'''

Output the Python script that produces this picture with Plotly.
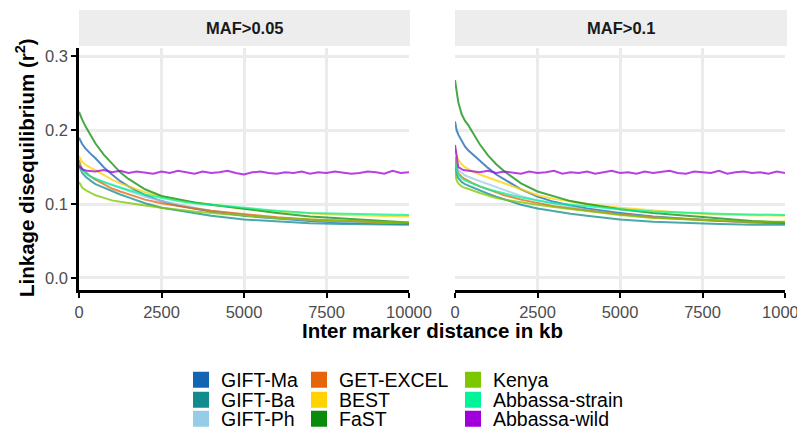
import plotly.graph_objects as go

# ---------------- data ----------------
series_names = ["GIFT-Ma", "GIFT-Ba", "GIFT-Ph", "GET-EXCEL", "BEST", "FaST",
                "Kenya", "Abbassa-strain", "Abbassa-wild"]
series_colors = ["#1464B4", "#108C8C", "#96CDE6", "#E6640A", "#FFD200", "#0A8C0A",
                 "#7CC800", "#00F59B", "#A000DC"]
panel_labels = ["MAF>0.05", "MAF>0.1"]

distance_kb = [0, 50, 100, 200, 300, 400, 500, 750, 1000, 1250, 1500, 2000, 2500,
               3000, 3500, 4000, 5000, 6000, 7000, 8000, 9000, 10000]

# MAF > 0.05
maf005_gift_ma = [.190, .185, .181, .175, .170, .166, .162, .150, .140, .131, .124, .112, .104,
                  .098, .094, .090, .084, .080, .077, .075, .074, .073]
maf005_gift_ba = [.152, .146, .142, .137, .133, .130, .127, .122, .118, .113, .109, .101, .095,
                  .091, .087, .084, .079, .076, .074, .073, .072, .072]
maf005_gift_ph = [.153, .148, .145, .141, .138, .136, .134, .130, .127, .122, .118, .110, .104,
                  .099, .095, .091, .085, .081, .078, .076, .075, .074]
maf005_get_excel = [.160, .152, .148, .143, .139, .136, .133, .127, .121, .117, .113, .106, .101,
                    .097, .094, .091, .086, .082, .079, .077, .075, .074]
maf005_best = [.165, .160, .157, .153, .150, .148, .146, .139, .133, .128, .124, .116, .110,
               .105, .102, .099, .094, .090, .087, .085, .084, .083]
maf005_fast = [.225, .219, .214, .205, .197, .189, .182, .167, .155, .143, .134, .120, .111,
               .106, .102, .099, .093, .088, .083, .080, .077, .075]
maf005_kenya = [.130, .125, .122, .119, .116, .114, .112, .108, .105, .103, .101, .098, .095,
                .092, .090, .088, .084, .081, .079, .077, .076, .075]
maf005_abb_strain = [.156, .149, .146, .142, .139, .136, .134, .130, .126, .122, .119, .113, .108,
                     .104, .101, .099, .094, .091, .088, .087, .086, .085]

# MAF > 0.1
maf01_gift_ma = [.212, .200, .194, .185, .178, .173, .169, .158, .149, .140, .133, .120, .110,
                 .103, .098, .094, .088, .083, .080, .077, .075, .074]
maf01_gift_ba = [.153, .140, .135, .130, .127, .125, .123, .118, .114, .110, .106, .099, .094,
                 .090, .087, .084, .079, .076, .074, .073, .072, .072]
maf01_gift_ph = [.160, .150, .146, .142, .139, .137, .135, .131, .127, .123, .119, .111, .105,
                 .100, .096, .092, .086, .082, .079, .077, .076, .075]
maf01_get_excel = [.164, .148, .142, .137, .134, .131, .129, .124, .120, .116, .112, .106, .101,
                   .097, .094, .091, .086, .082, .079, .077, .076, .075]
maf01_best = [.178, .165, .160, .154, .150, .147, .145, .140, .136, .131, .127, .119, .112,
              .107, .103, .100, .095, .091, .088, .086, .085, .084]
maf01_fast = [.268, .250, .238, .222, .213, .207, .200, .181, .166, .154, .144, .128, .117,
              .110, .104, .100, .093, .088, .084, .080, .077, .075]
maf01_kenya = [.142, .132, .128, .124, .122, .120, .119, .115, .111, .108, .106, .102, .099,
               .096, .093, .091, .085, .081, .079, .077, .076, .076]
maf01_abb_strain = [.162, .146, .140, .135, .132, .130, .128, .124, .120, .117, .114, .109, .105,
                    .101, .099, .097, .093, .090, .088, .087, .086, .085]

# Abbassa-wild is flat and noisy: read at a finer spacing
wild_kb = [0, 100] + list(range(250, 10001, 250))
maf005_abb_wild = [.152, .147, .145, .144, .146, .143, .145, .142, .144, .143,
                   .141, .144, .142, .145, .143, .141, .144, .142, .143, .145,
                   .142, .140, .143, .144, .142, .141, .143, .142, .144, .141,
                   .143, .142, .144, .143, .141, .142, .144, .143, .141, .145,
                   .142, .143]
maf01_abb_wild = [.180, .150, .146, .144, .143, .145, .142, .144, .143, .141,
                  .144, .142, .143, .145, .141, .143, .142, .144, .141, .143,
                  .145, .142, .143, .141, .144, .142, .143, .145, .142, .141,
                  .144, .143, .142, .145, .141, .143, .144, .142, .143, .141,
                  .144, .142]

panel_data = [
    [maf005_gift_ma, maf005_gift_ba, maf005_gift_ph, maf005_get_excel, maf005_best,
     maf005_fast, maf005_kenya, maf005_abb_strain, maf005_abb_wild],
    [maf01_gift_ma, maf01_gift_ba, maf01_gift_ph, maf01_get_excel, maf01_best,
     maf01_fast, maf01_kenya, maf01_abb_strain, maf01_abb_wild],
]

x_ticks = [0, 2500, 5000, 7500, 10000]
y_ticks = [0.0, 0.1, 0.2, 0.3]

# ---------------- figure ----------------
# page body has an 8px margin; positions below are given in window pixels
OFF = 8
W, H = 805 - 2 * OFF, 438 - 2 * OFF
PL, PR, PT, PB = 79, 785, 48, 290          # plot area in window pixels
ML, MR, MT, MB = PL - OFF, W - (PR - OFF), PT - OFF, H - (PB - OFF)
pw = W - ML - MR
ph = H - MT - MB

def px_x(px):
    return (px - OFF - ML) / pw

def px_y(py):
    return (H - MB - (py - OFF)) / ph

FONT = "Liberation Sans, Arial, sans-serif"

fig = go.Figure()
for p, series in enumerate(panel_data):
    xa = "x" if p == 0 else "x2"
    ya = "y" if p == 0 else "y2"
    for name, color, vals in zip(series_names, series_colors, series):
        xs = wild_kb if name == "Abbassa-wild" else distance_kb
        fig.add_trace(go.Scatter(x=xs, y=vals, mode="lines", xaxis=xa, yaxis=ya,
                                 line=dict(color=color, width=2), opacity=0.75,
                                 showlegend=False, hoverinfo="skip"))

# legend keys (3 columns x 3 rows, filled squares)
col_left_px = [195, 313, 467]
row_center_px = [380, 400, 419]
for i, (name, color) in enumerate(zip(series_names, series_colors)):
    c, r = i // 3, i % 3
    lg = "legend" if i == 0 else f"legend{i+1}"
    fig.add_trace(go.Scatter(x=[None], y=[None], mode="markers", name=name,
                             marker=dict(symbol="square", size=16, color=color),
                             legend=lg, showlegend=True))
    fig.update_layout(**{lg: dict(
        x=px_x(col_left_px[c] + 8 - 22), y=px_y(row_center_px[r]),
        xanchor="left", yanchor="middle", orientation="v",
        bgcolor="rgba(0,0,0,0)", borderwidth=0,
        font=dict(family=FONT, size=19.5, color="#000000"),
        itemsizing="trace")})

axis_common = dict(range=[0, 10000], tickvals=x_ticks, ticktext=[str(t) for t in x_ticks],
                   showgrid=True, gridcolor="#EBEBEB", gridwidth=2.5, zeroline=False,
                   showline=True, linecolor="#000000", linewidth=2.5, automargin=False,
                   ticks="outside", ticklen=5, tickwidth=2, tickcolor="#000000",
                   ticklabeloverflow="allow",
                   tickfont=dict(family=FONT, size=16.5, color="#4D4D4D"))
d1 = px_x(409)
d2 = px_x(455)
fig.update_layout(
    width=W, height=H, margin=dict(l=ML, r=MR, t=MT, b=MB, autoexpand=False),
    paper_bgcolor="white", plot_bgcolor="white",
    xaxis=dict(domain=[0, d1], anchor="y", **axis_common),
    xaxis2=dict(domain=[d2, 1], anchor="y2", **axis_common),
    yaxis=dict(domain=[0, 1], anchor="x", range=[-0.0165, 0.3115], tickvals=y_ticks,
               tickformat=".1f", showgrid=True, gridcolor="#EBEBEB", gridwidth=2.5,
               zeroline=False, showline=True, linecolor="#000000", linewidth=2.5,
               automargin=False,
               ticks="outside", ticklen=5, tickwidth=2, tickcolor="#000000",
               tickfont=dict(family=FONT, size=16.5, color="#4D4D4D")),
    yaxis2=dict(domain=[0, 1], anchor="x2", matches="y", range=[-0.0165, 0.3115],
                tickvals=y_ticks, showticklabels=False, showgrid=True, gridcolor="#EBEBEB",
                gridwidth=2.5, zeroline=False, showline=False, ticks="", automargin=False),
)

# facet strips
strip_px = [(79, 410), (455, 787)]
for (x0, x1), label in zip(strip_px, panel_labels):
    fig.add_shape(type="rect", xref="paper", yref="paper",
                  x0=px_x(x0), x1=px_x(x1), y0=px_y(46), y1=px_y(10),
                  fillcolor="#EDEDED", line=dict(width=0), layer="below")
    fig.add_annotation(xref="paper", yref="paper", x=px_x((x0 + x1) / 2), y=px_y(28),
                       text=f"<b>{label}</b>", showarrow=False, xanchor="center",
                       yanchor="middle", font=dict(family=FONT, size=16.5, color="#1A1A1A"))

# axis titles
fig.add_annotation(xref="paper", yref="paper", x=px_x(432), y=px_y(330),
                   text="<b>Inter marker distance in kb</b>", showarrow=False,
                   xanchor="center", yanchor="middle",
                   font=dict(family=FONT, size=20.5, color="#000000"))
fig.add_annotation(xref="paper", yref="paper", x=px_x(25), y=px_y(168),
                   text="<b>Linkage disequilibrium (r<sup>2</sup>)</b>", showarrow=False,
                   textangle=-90, xanchor="center", yanchor="middle",
                   font=dict(family=FONT, size=20.5, color="#000000"))

fig.write_html("out.html")
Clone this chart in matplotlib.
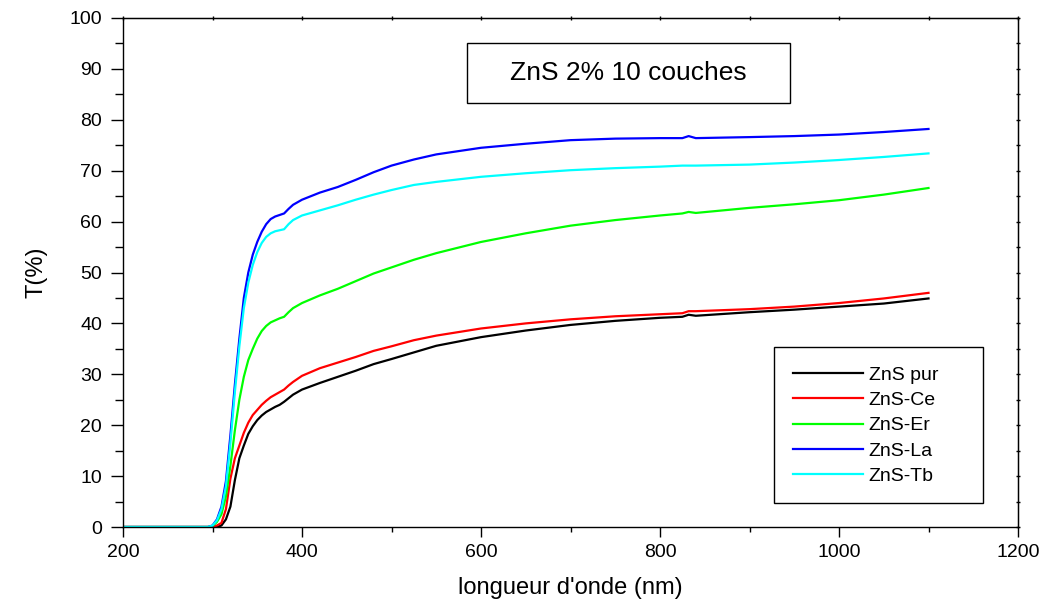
import matplotlib
matplotlib.use("Agg")
import matplotlib.pyplot as plt
from matplotlib.patches import Rectangle
from matplotlib.ticker import MultipleLocator

plt.rcParams['font.family'] = ['Liberation Sans', 'DejaVu Sans']

# ---- data ----
wavelength = [200, 295, 300, 305, 310, 315, 320, 325, 330, 335, 340, 345, 350, 355,
              360, 365, 370, 375, 380, 385, 390, 400, 420, 440, 460, 480, 500, 525,
              550, 600, 650, 700, 750, 800, 825, 832, 840, 900, 950, 1000, 1050, 1100]

t_pur = [0, 0, 0, 0, 0.3, 1.5, 4, 9.2, 13.5, 16, 18.3, 19.8, 21, 21.9,
         22.6, 23.1, 23.6, 24, 24.6, 25.3, 26, 27, 28.3, 29.5, 30.7, 32, 33, 34.3,
         35.6, 37.3, 38.6, 39.7, 40.5, 41.1, 41.3, 41.7, 41.5, 42.2, 42.7, 43.3, 43.9, 44.9]

t_ce = [0, 0, 0, 0.3, 0.8, 3.5, 9.5, 13.5, 16, 18.5, 20.5, 22, 23, 24,
        24.8, 25.5, 26, 26.5, 27, 27.8, 28.5, 29.7, 31.2, 32.3, 33.4, 34.6, 35.5, 36.7,
        37.6, 39, 40, 40.8, 41.4, 41.8, 42, 42.4, 42.4, 42.8, 43.3, 44, 44.9, 46]

t_er = [0, 0, 0.2, 1, 2.5, 6, 12, 19, 25, 29.5, 32.8, 35, 37, 38.5,
        39.5, 40.2, 40.6, 41, 41.3, 42.2, 43, 44, 45.5, 46.8, 48.3, 49.8, 51, 52.5,
        53.8, 56, 57.7, 59.2, 60.3, 61.2, 61.6, 61.9, 61.7, 62.7, 63.4, 64.2, 65.3, 66.6]

t_la = [0, 0, 0.3, 1.5, 4, 9, 18, 28, 37, 45, 50, 53.5, 56, 58,
        59.5, 60.5, 61, 61.3, 61.6, 62.5, 63.3, 64.3, 65.7, 66.8, 68.2, 69.7, 71, 72.2,
        73.2, 74.5, 75.3, 76, 76.3, 76.4, 76.4, 76.8, 76.4, 76.6, 76.8, 77.1, 77.6, 78.2]

t_tb = [0, 0, 0.3, 1.3, 3.5, 8, 16.5, 26.5, 35.5, 43, 48, 51.5, 54, 55.8,
        57, 57.7, 58.1, 58.3, 58.5, 59.5, 60.3, 61.2, 62.2, 63.2, 64.3, 65.3, 66.2, 67.2,
        67.8, 68.8, 69.5, 70.1, 70.5, 70.8, 71, 71, 71, 71.2, 71.6, 72.1, 72.7, 73.4]

series_labels = ['ZnS pur', 'ZnS-Ce', 'ZnS-Er', 'ZnS-La', 'ZnS-Tb']
series_values = [t_pur, t_ce, t_er, t_la, t_tb]
series_colors = ['#000000', '#FF0000', '#00FF00', '#0000FF', '#00FFFF']

title_text = 'ZnS 2% 10 couches'
x_label = "longueur d'onde (nm)"
y_label = 'T(%)'

# ---- figure ----
fig = plt.figure(figsize=(10.54, 6.10), dpi=100)
ax = fig.add_axes([123 / 1054, 83 / 610, 895 / 1054, 509 / 610])

lines = []
for lab, vals, col in zip(series_labels, series_values, series_colors):
    ln, = ax.plot(wavelength, vals, color=col, lw=1.6, label=lab, solid_joinstyle='round')
    lines.append(ln)

ax.set_xlim(200, 1200)
ax.set_ylim(0, 100)
ax.xaxis.set_major_locator(MultipleLocator(200))
ax.xaxis.set_minor_locator(MultipleLocator(100))
ax.yaxis.set_major_locator(MultipleLocator(10))
ax.yaxis.set_minor_locator(MultipleLocator(5))

for s in ax.spines.values():
    s.set_linewidth(1.0)

ax.tick_params(axis='y', which='major', direction='out', length=9, width=1.0,
               labelsize=14, pad=6)
ax.tick_params(axis='y', which='minor', direction='out', length=5.5, width=1.0)
ax.tick_params(axis='x', which='major', direction='out', length=7, width=1.0,
               labelsize=14, pad=5)
ax.tick_params(axis='x', which='minor', direction='out', length=3.5, width=1.0)

# small ticks on the top and right frame
secx = ax.secondary_xaxis('top')
secx.xaxis.set_major_locator(MultipleLocator(100))
secx.tick_params(direction='inout', length=3, width=1.0, labeltop=False)
secy = ax.secondary_yaxis('right')
secy.yaxis.set_major_locator(MultipleLocator(5))
secy.tick_params(direction='inout', length=3, width=1.0, labelright=False)

ax.set_xlabel(x_label, fontsize=17, labelpad=12)
ax.set_ylabel(y_label, fontsize=17, labelpad=16)

# title box
tx0, ty0 = (467 - 123) / 895, (527 - 103) / 509
tw, th = (790 - 467) / 895, (103 - 43) / 509
ax.add_patch(Rectangle((tx0, ty0), tw, th, transform=ax.transAxes, fill=False,
                       edgecolor='black', lw=1.0, zorder=5))
ax.text(tx0 + tw / 2, ty0 + th / 2, title_text, transform=ax.transAxes,
        ha='center', va='center', fontsize=19, zorder=6)

# legend box
lx0, ly0 = (774 - 123) / 895, (527 - 503) / 509
lw_, lh_ = (983 - 774) / 895, (503 - 347) / 509
ax.add_patch(Rectangle((lx0, ly0), lw_, lh_, transform=ax.transAxes, fill=False,
                       edgecolor='black', lw=1.0, zorder=5))
leg = ax.legend(handles=lines, loc='upper left',
                bbox_to_anchor=((793 - 123) / 895, (527 - 366) / 509),
                frameon=False, fontsize=14, handlelength=3.6, handletextpad=0.3,
                labelspacing=0.4, borderpad=0.0, borderaxespad=0.0)

fig.savefig('out.png', dpi=100)
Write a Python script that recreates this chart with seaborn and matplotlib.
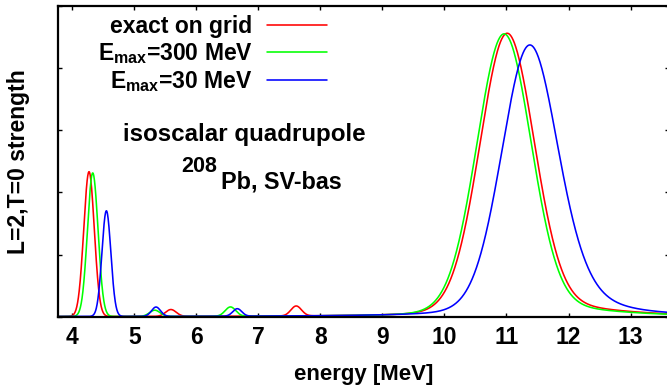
import numpy as np
import pandas as pd
import matplotlib
matplotlib.use("Agg")
import matplotlib.pyplot as plt
import seaborn as sns

# ---------------- data ----------------
series_names = ["exact on grid", r"$\mathrm{E_{max}}$=300 MeV", r"$\mathrm{E_{max}}$=30 MeV"]
series_colors = ["#ff0000", "#00ff00", "#0000ff"]

# low-lying discrete states: centre [MeV], peak height
exact_centres = [4.27, 5.59, 7.61]
exact_heights = [2.33, 0.11, 0.16]
e300_centres = [4.33, 5.33, 6.55]
e300_heights = [2.31, 0.10, 0.15]
e30_centres = [4.55, 5.35, 6.66]
e30_heights = [1.70, 0.15, 0.12]
state_sigma = [0.085, 0.085, 0.072]          # Gaussian sigma per series [MeV]

# giant resonance: centre, height, FWHM, Lorentz fraction
exact_gr = [11.01, 4.52, 1.04, 0.08]
e300_gr = [10.96, 4.52, 1.04, 0.08]
e30_gr = [11.37, 4.27, 1.06, 0.10]

# high-energy tail: centre, height, half width
exact_tail = [12.2, 0.10, 1.0]
e300_tail = [12.2, 0.08, 1.0]
e30_tail = [12.2, 0.27, 0.65]

x_ticks = [4, 5, 6, 7, 8, 9, 10, 11, 12, 13]
y_ticks = [0, 1, 2, 3, 4, 5]


def strength(e, centres, heights, sigma, gr, tail):
    s = np.zeros_like(e)
    for c, h in zip(centres, heights):
        s += h * np.exp(-0.5 * ((e - c) / sigma) ** 2)
    c, h, f, eta = gr
    d2 = (e - c) ** 2
    s += h * ((1 - eta) * np.exp(-4 * np.log(2) * d2 / f ** 2) + eta / (1 + 4 * d2 / f ** 2))
    c, h, g = tail
    s += h * g ** 2 / ((e - c) ** 2 + g ** 2)
    return s


energy = np.linspace(3.77, 13.62, 3000)
params = [
    (exact_centres, exact_heights, state_sigma[0], exact_gr, exact_tail),
    (e300_centres, e300_heights, state_sigma[1], e300_gr, e300_tail),
    (e30_centres, e30_heights, state_sigma[2], e30_gr, e30_tail),
]
frames = []
for name, p in zip(series_names, params):
    frames.append(pd.DataFrame({"energy": energy,
                                "strength": strength(energy, *p),
                                "series": name}))
df = pd.concat(frames, ignore_index=True)

# ---------------- style ----------------
sns.set_theme(style="ticks")
plt.rcParams["font.family"] = ["Liberation Sans", "DejaVu Sans"]
plt.rcParams["font.weight"] = "bold"
plt.rcParams["axes.labelweight"] = "bold"
plt.rcParams["text.color"] = "black"
plt.rcParams["axes.labelcolor"] = "black"
plt.rcParams["xtick.color"] = "black"
plt.rcParams["ytick.color"] = "black"
plt.rcParams["axes.edgecolor"] = "black"
plt.rcParams["mathtext.fontset"] = "custom"
plt.rcParams["mathtext.rm"] = "Liberation Sans:bold"
plt.rcParams["mathtext.bf"] = "Liberation Sans:bold"
plt.rcParams["mathtext.it"] = "Liberation Sans:bold"

FS = 16.5
W, H = 667, 387
fig = plt.figure(figsize=(W / 100, H / 100), dpi=100)
left_px, right_px, top_px, bot_px = 58, 669, 6, 316.7
ax = fig.add_axes([left_px / W, 1 - bot_px / H, (right_px - left_px) / W, (bot_px - top_px) / H])

sns.lineplot(data=df, x="energy", y="strength", hue="series", hue_order=series_names,
             palette=series_colors, linewidth=1.15, estimator=None, sort=False, ax=ax)

ax.set_xlim(3.77, 13.62)
ax.set_ylim(0, 5)
ax.set_xticks(x_ticks)
ax.set_xticklabels([str(t) for t in x_ticks], fontsize=FS, fontweight="bold", color="black")
ax.set_yticks(y_ticks)
ax.set_yticklabels([])
ax.tick_params(direction="in", length=3, width=1.0, top=True, right=True, pad=7, colors="black")
for sp in ax.spines.values():
    sp.set_visible(True)
    sp.set_linewidth(1.6)
    sp.set_color("black")

ax.set_xlabel("energy [MeV]", fontsize=16, fontweight="bold", va="top", color="black")
ax.xaxis.set_label_coords(0.5, -0.151)
ax.set_ylabel("L=2,T=0 strength", fontsize=FS, fontweight="bold", color="black")
ax.yaxis.set_label_coords(-0.046, 0.5)

handles, labels = ax.get_legend_handles_labels()
leg = ax.legend(handles, labels, loc="upper right", bbox_to_anchor=(0.4403, 0.9715),
                frameon=False, markerfirst=False, handlelength=2.6, handletextpad=0.65,
                labelspacing=0.135, borderpad=0, borderaxespad=0,
                prop={"weight": "bold", "size": FS})
for t in leg.get_texts():
    t.set_color("black")

ax.text(0.1064, 0.5665, "isoscalar quadrupole", transform=ax.transAxes,
        fontsize=17.4, fontweight="bold", va="baseline", ha="left", color="black")
ax.text(0.2013, 0.4667, "208", transform=ax.transAxes,
        fontsize=15.5, fontweight="bold", va="baseline", ha="left", color="black")
ax.text(0.2663, 0.413, "Pb, SV-bas", transform=ax.transAxes,
        fontsize=16.8, fontweight="bold", va="baseline", ha="left", color="black")

fig.savefig("out.png", dpi=100)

'''

Requirements |
Output the records above as they stand, from the first line to the line with "import plotly.graph_objects as go", inclusive, and exclude the pictures.

Correct answer |
Output the Python script that produces this picture with Plotly.
import plotly.graph_objects as go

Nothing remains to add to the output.